On Fri, 9 Jul 1999, Anna Valsami wrote:
> Good evening all.
good evening.
> I have a client who wants to make available to the public (through Internet)
> a STRATUS server which resides behind his RH6.0 Linux (kernel 2.2.5-15 and
> ipchains for masquerading). I understand that I need to make a rule using
> ipchains in order to assign a valid ip (from the subnet that the ISP has
> assigned) to an invalid ip (from his private network) but I don't know if
> this is the right way. Has anybody seen it working in real life? Is there
> any other tool for NAT under Linux?
>
> I would appreciate any hint.
if you want to do it in kernel space, get ipmasqadm from
http://juanjox.linuxhq.com/ (there's source and an RPM), (build and)
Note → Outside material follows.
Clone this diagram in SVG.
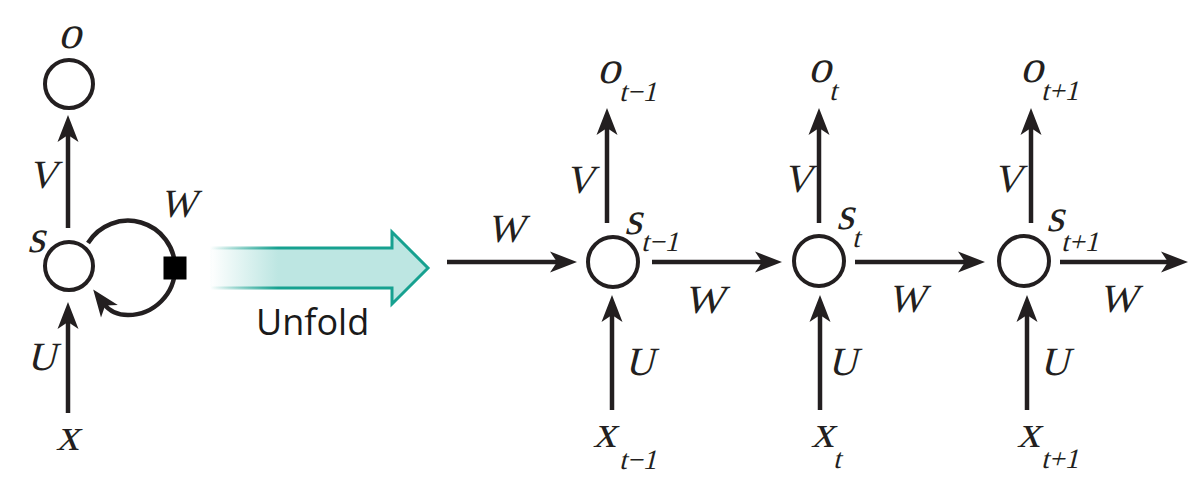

install it. the manual page tells you what kernel config options need to
have been set, but they all appear to be set on a stock RH6 box.
then:
ipmasqadm portfw -f # to flush the rules
ipmasqadm portfw -a -P tcp -L 203.345.24.68 81 -R 192.168.1.17 80
this will forward TCP connections to port 81 on your real IP address (the
one possessed by your Linux box's external interface, in this example,
203.345.24.68) to port 80 on an internal, privately-addressed machine (in
this case, 192.168.1.17).
hope that's clear. the act of running the first 'ipmasqadm' command
should cause the loading of the kernel module 'ip_masq_portfw' - if this
doesn't happen you may have to help it.
works for me.
as juan ciarlante points out, the advantage to doing it in kernel space is
that your server logs make some kind of sense - if you do it in user
space, all the connections will appear to come from your Linux box.
hope this helps.
Tom Yates - Senior Networking Specialist - Gatekeeper Technology, Ltd.